И вот, наконец, последнее признание: не старец Зосима, а «Великий Инквизитор воплощает положительную сторону христианства».
Великий Инквизитор воплощает религиозную сущность России, неразрывную связь самодержавия с православием. «Союз социализма („грядущее рабство“ Спенсера) с русским самодержавием и пламенной мистикой — это возможно. Но уж жутко же будет многим! И Великому Инквизитору позволительно будет, вставши из гроба, показать тогда язык Фед. Мих. Достоевскому». И всем верующим в не «исправленного», не «дополненного» Христа.
«Христианство дополненное и усовершенствованное в православии», — говорит Леонтьев.
«Мы исправили подвиг Твой, — говорит Великий Инквизитор. — Ступай и не приходи более. Мы не с Тобой, а с ним».
С кем? Знает ли об этом Леонтьев?
«He столько атеисты — враги Христа, сколько такие лица, как вы», — сказала ему жена И. С. Аксакова.
Это голос мира. Но где же голос церкви?
«Пусть исповедующие веру Леонтьева знают, что они служат чему хотите, но только не Господу Иисусу Христу». Что подсказало о. Аггееву этот приговор — православная вера священника или доброе сердце человека?
Главный вопрос об отношении церкви к Леонтьеву остается без ответа. Не опровергнуто утверждение: «Всему этому я научился у православной церкви, у монастырей, в которых одних истина».

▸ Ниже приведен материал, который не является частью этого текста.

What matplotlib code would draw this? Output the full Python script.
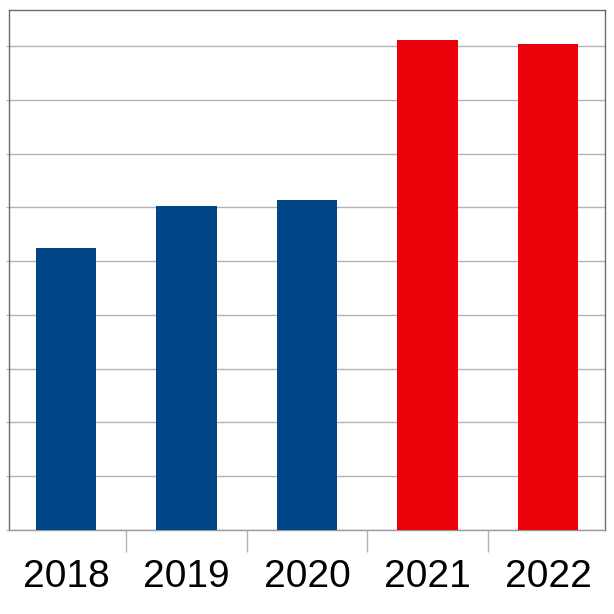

С чрезмерною легкостью отлучает о. Аггеев Леонтьева от церкви. Сама церковь этого не делает. Почему? Ведь вот, несмотря на весь свой «паралич», на всю свою немоту, нашла она голос, чтобы отлучить Л. Толстого. А для Леонтьева, врага Христова, не находит. Почему же опять, почему? Именем Амвросия Оптинского, именем всех святых совершается отречение Леонтьева от Христа — и Амвросий молчит, святые молчат, церковь молчит.